In den vergangenen Jahren hatten deutsche Unternehmen trotz der gegenseitigen Sanktionen wegen der in Teilen verbesserten Investitionsbedingungen und des niedrigen Rubelkurses stark in Russland investiert – neben Großkonzern auch zahlreiche mittelständische Firmen.

Für mehr als 30 Unternehmen aus dem Bezirk der IHK zu Coburg sei Russland ein strategisch wichtiger Markt, sagt IHK-Hauptgeschäftsführer Siegmar Schnabel. Es handelt sich vor allem um Firmen aus den Bereichen Maschinenbau, Elektrotechnik, Automotive, Industriekeramik und Spielwaren.

Durch China-Geschäft teilweise aufgefangen

Schnabel spricht von „gewachsenen, langjährigen Geschäftsbeziehungen“. Durch die Sanktionen seien die Geschäfte in einzelnen Fällen um bis zu zwei Drittel eingebrochen. Teilweise konnte das jedoch durch eine positive Entwicklung des China-Geschäfts aufgefangen werden, wie Schnabel berichtet.

Erstmals nach zwei Jahren sei die russische Wirtschaft 2017 wieder gewachsen, und davon profitierten die in Russland aktiven Unternehmen. „Allerdings heizen die neuen Sanktionen aus Washington den Konflikt zwischen Russland und dem Westen weiter an“, klagt der Hauptgeschäftsführer.

Die meisten Coburger Unternehmen, die bereits in Russland tätig sind, wollen ihm zufolge trotzdem am russischen Markt festhalten. Es gehe auch darum, nach Beendigung des Konflikts vor Ort präsent und gut vernetzt zu sein.

Appell an die Politik

An die Politik appelliert Schnabel, schnellstmöglich auf Konfliktlösung zu setzen und vor allem „nicht weiter an der Sanktionsschraube zu drehen“.

Nach einer Studie der Universität Kiel übersteigen die Kosten der 2014 eingeführten gegenseitigen Wirtschaftssanktionen die Marke von 100 Milliarden Euro. Rund 60 Prozent der Verluste gehen auf das Konto Russlands, etwa 40 Prozent auf Kosten der Wirtschaft in der EU.
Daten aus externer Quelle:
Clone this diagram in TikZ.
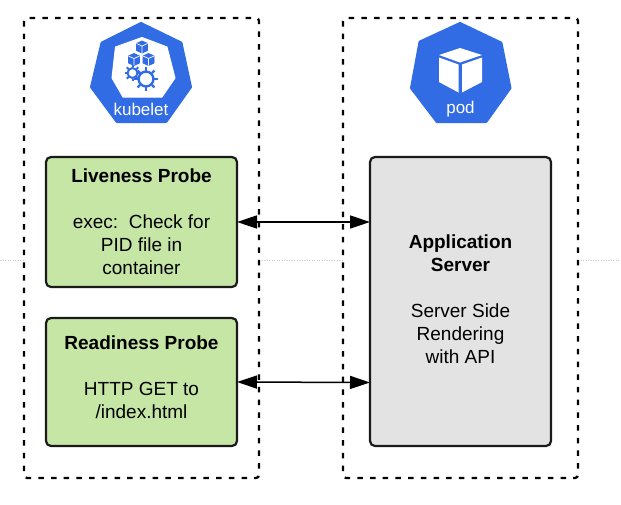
\documentclass[tikz,border=0pt]{standalone}
\usepackage{fontspec}
\setmainfont{Liberation Sans}
\definecolor{kblue}{HTML}{326CE5}
\definecolor{boxgreen}{HTML}{C6E6A6}
\definecolor{boxgrey}{HTML}{E3E3E3}
\definecolor{inkline}{HTML}{1A1A1A}
\usetikzlibrary{arrows.meta}
\tikzset{
  x=1pt,y=-1pt,
  frame/.style={draw=black,line width=2.3pt,dash pattern=on 5.5pt off 7.2pt,rounded corners=3pt},
  probebox/.style={draw=inkline,line width=2.2pt,rounded corners=5pt,fill=boxgreen},
  appbox/.style={draw=inkline,line width=2.2pt,rounded corners=5pt,fill=boxgrey},
  body/.style={font=\fontsize{19}{23}\selectfont,align=center,text=black,inner sep=0pt},
  hept/.style={fill=kblue,draw=kblue,line width=3pt,line join=round},
  logotext/.style={font=\fontsize{17}{20}\selectfont,text=white,inner sep=0pt},
  link/.style={draw=black,line width=1.5pt,{Triangle[length=20pt,width=13pt]}-{Triangle[length=20pt,width=13pt]}},
  faint/.style={draw=black!22,line width=0.6pt,dash pattern=on 1pt off 1.5pt},
  pics/minicube/.style={code={
    \fill[kblue,draw=kblue,line width=0.8pt,line join=round] (0,-6)--(5.5,-3.5)--(5.5,3.5)--(0,6)--(-5.5,3.5)--(-5.5,-3.5)--cycle;
    \draw[white,line width=0.7pt] (-5.5,-3.5)--(0,-1)--(5.5,-3.5) (0,-1)--(0,6);
  }},
  pics/cog/.style args={#1/#2}{code={
    \foreach \a in {0,45,...,315}{\draw[kblue,line width=#2] (\a:#1*0.7)--(\a:#1);}
    \draw[kblue,line width=#2,fill=white] (0,0) circle[radius=#1*0.62];
  }}
}
\begin{document}
\begin{tikzpicture}
\useasboundingbox (0,0) rectangle (621,504);
\fill[white] (0,0) rectangle (621,504);
\coordinate (fa) at (0,260); \coordinate (fb) at (24,260);
\coordinate (fc) at (259,260); \coordinate (fd) at (343,260);
\coordinate (fe) at (578,260); \coordinate (ff) at (621,260);
\draw[faint] (fa)--(fb) (fc)--(fd) (fe)--(ff);

\draw[frame] (24,18) rectangle (259,478);
\draw[frame] (343,18) rectangle (578,478);

% kubelet logo
\draw[hept] (141,23.5)--(181,43)--(190.5,87)--(166,121.5)--(117,121.5)--(91.5,87)--(102,43)--cycle;
\fill[white,line join=round,draw=white,line width=1pt] (142,37.5)--(167,47)--(175,78)--(162,97)--(123,97)--(112,78)--(115.5,47)--cycle;
\pic at (142,47) {minicube};
\pic at (134,59.5) {minicube};
\pic at (148.5,59.5) {minicube};
\pic at (132.5,73) {cog={8pt/2pt}};
\pic at (146,79) {cog={12pt/2.4pt}};
\node[logotext] (kubelet) at (141,109) {kubelet};

% pod logo
\draw[hept] (460,23.5)--(501,43)--(510,88)--(486,121.5)--(437,121.5)--(411.5,88)--(420,42)--cycle;
\fill[white] (460,48)--(482,55)--(460,62.5)--(439,55)--cycle;
\fill[white] (439,57.5)--(458.5,64.5)--(458.5,92.5)--(439,82)--cycle;
\fill[white] (482,57.5)--(462,64.5)--(462,92.5)--(482,82)--cycle;
\node[logotext] (pod) at (460.5,109) {pod};

% boxes
\path[probebox] (46,157) rectangle (237,287);
\path[probebox] (46,318) rectangle (237,446);
\path[appbox] (370,157) rectangle (551,446);
\coordinate (liveE) at (237,222);
\coordinate (readE) at (237,382);
\coordinate (appL) at (370,222);
\coordinate (appR) at (370,382.5);
\node[body] (live) at (141.5,222) {\textbf{Liveness Probe}\\[23pt]exec:\ \ Check for\\PID file in\\container};
\node[body] (ready) at (141.5,377.5) {\textbf{Readiness Probe}\\[23pt]HTTP GET to\\/index.html};
\node[body] (app) at (460.5,299.5) {\textbf{Application}\\\textbf{Server}\\[23pt]Server Side\\Rendering\\with API};

\draw[link] (liveE)--(appL);
\draw[link] (readE)--(appR);
\end{tikzpicture}
\end{document}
„Wenn deutschen und amerikanischen Unternehmen das Engagement in Russland zunehmend schwer gemacht wird, werden asiatische Unternehmen, insbesondere chinesische die Lücke Schritt für Schritt besetzen“, fürchtet AHK-Chef Matthias Schepp.

„Es ist schwer zu verstehen, warum ein engeres Zusammenwirken von russischem Bär und chinesischem Drachen im langfristigen Interesse des Westens liegen sollte.“

Die Strafmaßnahmen des US-Finanzministeriums vom 6. April sehen laut AHK vor, die Aktiva der genannten Personen und Firmen in den USA zu blockieren. US-Bürger und -Unternehmen dürfen keine Geschäfte mehr mit den Gelisteten machen, zudem besteht ein Einreiseverbot in die USA.